On Monday, the Supreme Court, which was responding to a petition filed by the nongovernmental organization Health for Millions, canceled the Bombay High Court’s order, effectively reinstating the limits on tobacco companies’ ads displayed at shops and kiosks selling such products.

The Supreme Court criticized the government for not working to overturn the Bombay High Court’s interim order. The government’s inaction “had a huge ramification on society at large, particularly weaker and poor sections who are the largest consumer of tobacco products,” the court said, according to Press Trust of India.
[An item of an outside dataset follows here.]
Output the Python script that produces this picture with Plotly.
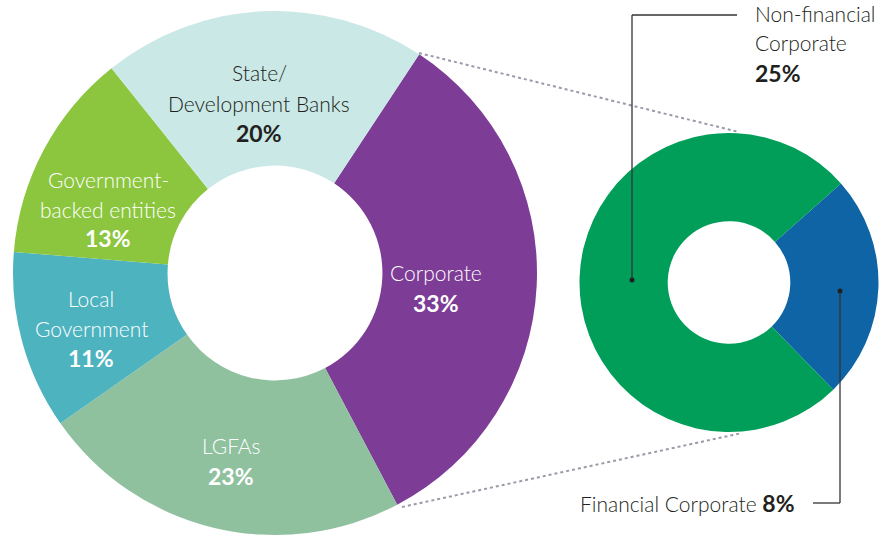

Tobacco products kill an estimated 2,500 people in India every day according to one global study. India is a signatory to the World Health Organization’s framework convention on tobacco control, which calls for price and non-price measures to be adopted to reduce the demand for tobacco. It also cites “global marketing, transnational tobacco advertising, promotion and sponsorship” among the factors that have contributed to the increase in tobacco use around the world.

Shyam Dev Sharma, who has been delivering cartons of cigarettes to roadside kiosks in central Delhi for 30 years, said he was skeptical that the new measures would make much of a difference.

“The prices of cigarettes and the laws about the sales of cigarettes have been changing every other year,” said Mr. Sharma, who is in his 50s. “Every new ruling has an impact on the cigarette sales for a few days, and then people resort to old habits.”